Robert Forsman bob.forsman at ericsson.com
Mon Mar 17 16:47:12 CET 2014


On Mon, 17 Mar 2014 04:42:33 +0100
Francois Cartegnie <fcvlcdev at free.fr> wrote:

> Le 16/03/2014 19:10, Denis Charmet a écrit :
> > The TS demux is PCR master but broken streams may have invalid PCR which stops the playback or at least the playback of some tracks.
> > Those file can be played with --demux=avformat since it uses the minimum dts off all the tracks as PCR.
> > 
> > The following patch implements the same thing.
> > 
> > Any idea/comments on this PoC?
> 
> This kind of fix needs an observation window, or can't be that easy.
> 
> You can't ask the user to specify to trust pcr or not. Otherwise, just
> use avcodec.

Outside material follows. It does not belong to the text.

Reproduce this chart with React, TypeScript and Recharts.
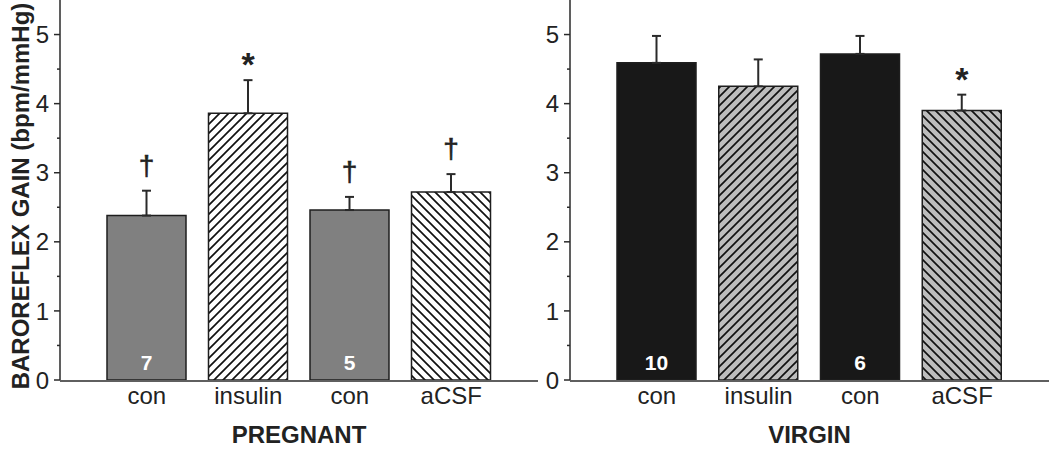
import { BarChart, Bar, XAxis, YAxis, ErrorBar, Cell, LabelList } from 'recharts'

const categories = ['con', 'insulin', 'con', 'aCSF']

const pregnantMeans = [2.38, 3.86, 2.46, 2.72]
const pregnantErrors = [0.36, 0.48, 0.19, 0.26]
const pregnantCounts = ['7', '', '5', '']
const pregnantMarks = ['†', '*', '†', '†']

const virginMeans = [4.59, 4.25, 4.72, 3.9]
const virginErrors = [0.39, 0.39, 0.26, 0.23]
const virginCounts = ['10', '', '6', '']
const virginMarks = ['', '', '', '*']

const yTicks = [0, 0.5, 1, 1.5, 2, 2.5, 3, 3.5, 4, 4.5, 5]
const groupTicks = [0, 2, 4]

const AXIS = '#2a2a2a'
const TEXT = '#222'

const pregnantFills = ['#808080', 'url(#hatchFwdWhite)', '#808080', 'url(#hatchBackWhite)']
const virginFills = ['#181818', 'url(#hatchFwdGray)', '#181818', 'url(#hatchBackGray)']

function YTick(props: any) {
  const { x, y, payload } = props
  const v = payload.value
  const major = Number.isInteger(v)
  return (
    <g>
      <line x1={x - (major ? 6 : 3)} x2={x} y1={y} y2={y} stroke={AXIS} strokeWidth={1.5} />
      {major && (
        <text x={x - 11} y={y} dy="0.36em" textAnchor="end" fontSize={24} fill={TEXT}>
          {v}
        </text>
      )}
    </g>
  )
}

function CatTick(props: any) {
  const { x, y, payload } = props
  return (
    <text x={x} y={y + 24} textAnchor="middle" fontSize={24} fill={TEXT}>
      {payload.value}
    </text>
  )
}

function boxOf(props: any) {
  const vb = props.viewBox && props.viewBox.width != null ? props.viewBox : props
  return { x: Number(vb.x), y: Number(vb.y), width: Number(vb.width), height: Number(vb.height) }
}

interface PanelProps {
  title: string
  means: number[]
  errors: number[]
  counts: string[]
  marks: string[]
  fills: string[]
  showYLabel?: boolean
  marginRight: number
}

function Panel({ title, means, errors, counts, marks, fills, showYLabel, marginRight }: PanelProps) {
  const data = categories.map((c, i) => ({ cat: c, mean: means[i], err: errors[i] }))

  const renderMark = (props: any) => {
    const i = props.index
    const m = marks[i]
    if (!m) return null
    const { x, y, width, height } = boxOf(props)
    const perUnit = height / means[i]
    const top = y - errors[i] * perUnit
    const cx = x + width / 2
    if (m === '*') {
      return (
        <text x={cx} y={top - 4} textAnchor="middle" fontSize={34} fontWeight="bold" fill={TEXT}>
          *
        </text>
      )
    }
    return (
      <text
        x={cx}
        y={top - 16}
        textAnchor="middle"
        fontSize={28}
        fill={TEXT}
        stroke={TEXT}
        strokeWidth={0.6}
      >
        {m}
      </text>
    )
  }

  const renderCount = (props: any) => {
    const n = counts[props.index]
    if (!n) return null
    const { x, y, width, height } = boxOf(props)
    return (
      <text x={x + width / 2} y={y + height - 10} textAnchor="middle" fontSize={21} fontWeight="bold" fill="#fff">
        {n}
      </text>
    )
  }

  return (
    <BarChart width={540} height={452} data={data} margin={{ top: 0, right: marginRight, bottom: 70, left: 0 }}>
      <XAxis
        xAxisId="sep"
        type="number"
        domain={[0, 4]}
        ticks={groupTicks}
        allowDataOverflow
        height={1}
        tick={false}
        tickSize={5}
        axisLine={{ stroke: AXIS, strokeWidth: 1.5 }}
        tickLine={{ stroke: AXIS, strokeWidth: 1.5 }}
        label={(p: any) => {
          const vb = boxOf(p)
          return (
            <text x={vb.x + vb.width / 2} y={vb.y + 62} textAnchor="middle" fontSize={24} fontWeight="bold" fill={TEXT}>
              {title}
            </text>
          )
        }}
      />
      <XAxis
        xAxisId="cat"
        dataKey="cat"
        height={1}
        padding={{ left: 36, right: 36 }}
        axisLine={false}
        tickLine={false}
        tickSize={0}
        tickMargin={0}
        interval={0}
        tick={<CatTick />}
      />
      <YAxis
        width={60}
        domain={[0, 5.5]}
        ticks={yTicks}
        interval={0}
        allowDataOverflow
        tickSize={0}
        tickMargin={0}
        tickLine={false}
        axisLine={{ stroke: AXIS, strokeWidth: 1.5 }}
        tick={<YTick />}
        label={
          showYLabel
            ? () => (
                <text
                  x={29}
                  y={196}
                  transform="rotate(-90 29 196)"
                  textAnchor="middle"
                  fontSize={24}
                  fontWeight="bold"
                  fill={TEXT}
                >
                  BAROREFLEX GAIN (bpm/mmHg)
                </text>
              )
            : undefined
        }
      />
      <Bar
        xAxisId="cat"
        dataKey="mean"
        barSize={79}
        stroke="#1e1e1e"
        strokeWidth={1.5}
        isAnimationActive={false}
      >
        {data.map((d, i) => (
          <Cell key={i} fill={fills[i]} />
        ))}
        <ErrorBar dataKey={(d: any) => [0, d.err]} width={4.5} stroke="#2a2a2a" strokeWidth={2} direction="y" />
        <LabelList dataKey="mean" content={renderMark} />
        <LabelList dataKey="mean" content={renderCount} />
      </Bar>
    </BarChart>
  )
}

export default function App() {
  return (
    <div
      style={{
        position: 'absolute',
        left: 0,
        top: 0,
        width: 1050,
        height: 452,
        background: '#fff',
        fontFamily: '"Liberation Sans", Arial, sans-serif',
        overflow: 'hidden',
      }}
    >
      <svg width={0} height={0} style={{ position: 'absolute' }}>
        <defs>
          <pattern id="hatchFwdWhite" patternUnits="userSpaceOnUse" width={9} height={9}>
            <rect width={9} height={9} fill="#fff" />
            <path d="M-2,2 L2,-2 M0,9 L9,0 M7,11 L11,7" stroke="#111" strokeWidth={1.7} />
          </pattern>
          <pattern id="hatchBackWhite" patternUnits="userSpaceOnUse" width={9} height={9}>
            <rect width={9} height={9} fill="#fff" />
            <path d="M-2,7 L2,11 M0,0 L9,9 M7,-2 L11,2" stroke="#111" strokeWidth={1.7} />
          </pattern>
          <pattern id="hatchFwdGray" patternUnits="userSpaceOnUse" width={9} height={9}>
            <rect width={9} height={9} fill="#bdbdbd" />
            <path d="M-2,2 L2,-2 M0,9 L9,0 M7,11 L11,7" stroke="#111" strokeWidth={1.7} />
          </pattern>
          <pattern id="hatchBackGray" patternUnits="userSpaceOnUse" width={9} height={9}>
            <rect width={9} height={9} fill="#bdbdbd" />
            <path d="M-2,7 L2,11 M0,0 L9,9 M7,-2 L11,2" stroke="#111" strokeWidth={1.7} />
          </pattern>
        </defs>
      </svg>
      <div style={{ position: 'absolute', left: 0, top: 0 }}>
        <Panel
          title="PREGNANT"
          means={pregnantMeans}
          errors={pregnantErrors}
          counts={pregnantCounts}
          marks={pregnantMarks}
          fills={pregnantFills}
          showYLabel
          marginRight={2}
        />
      </div>
      <div style={{ position: 'absolute', left: 510, top: 0 }}>
        <Panel
          title="VIRGIN"
          means={virginMeans}
          errors={virginErrors}
          counts={virginCounts}
          marks={virginMarks}
          fills={virginFills}
          marginRight={1}
        />
      </div>
    </div>
  )
}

So you need to check is PCR is accurate, and estimate gap
> which needs to watch some packets.

A few years ago I was often up to my elbows in transport streams
troubleshooting problems, but I haven't done much more than adaptive
bit rate and segmentation work recently.


The only thing I ever used PCRs for was when I was transmitting
transport streams over UDP and checking the quality of MUXers (like
generating graphs that showed old versions of ffmpeg were sometimes
*facepalm* broken).

When it comes to playback I would only care about DTS, and even that
can be discontinuous (like if you were capturing a stream from a
hardware encoder during a reboot or reconfiguration, or just an ATSC
stream during a commercial splice).

If you ARE going to be picky about PCRs, you might want to consider
collecting a library of media which have broken PCRs and cause VLC to
malfunction, and develop repair recipes for each broken media (like
"don't use that version of ffmpeg"), so people who encounter MORE
broken media have repair options.

Now if the streams are generated by broken software they do not have
the ability to fix, then a picky VLC becomes useless to them.


I have one ABR hardware transcoder/segmenter that refuses to accept an
MPEG transport stream transmitted from a linux host because there is
too much jitter.  When the OS sometimes delays you for 10 milliseconds,
jitter is unavoidable.  Needless to say, that hardware is useless
unless you have a lab full of $20K broadcast equipment.  This is what
happens when your gear is a picky picky princess.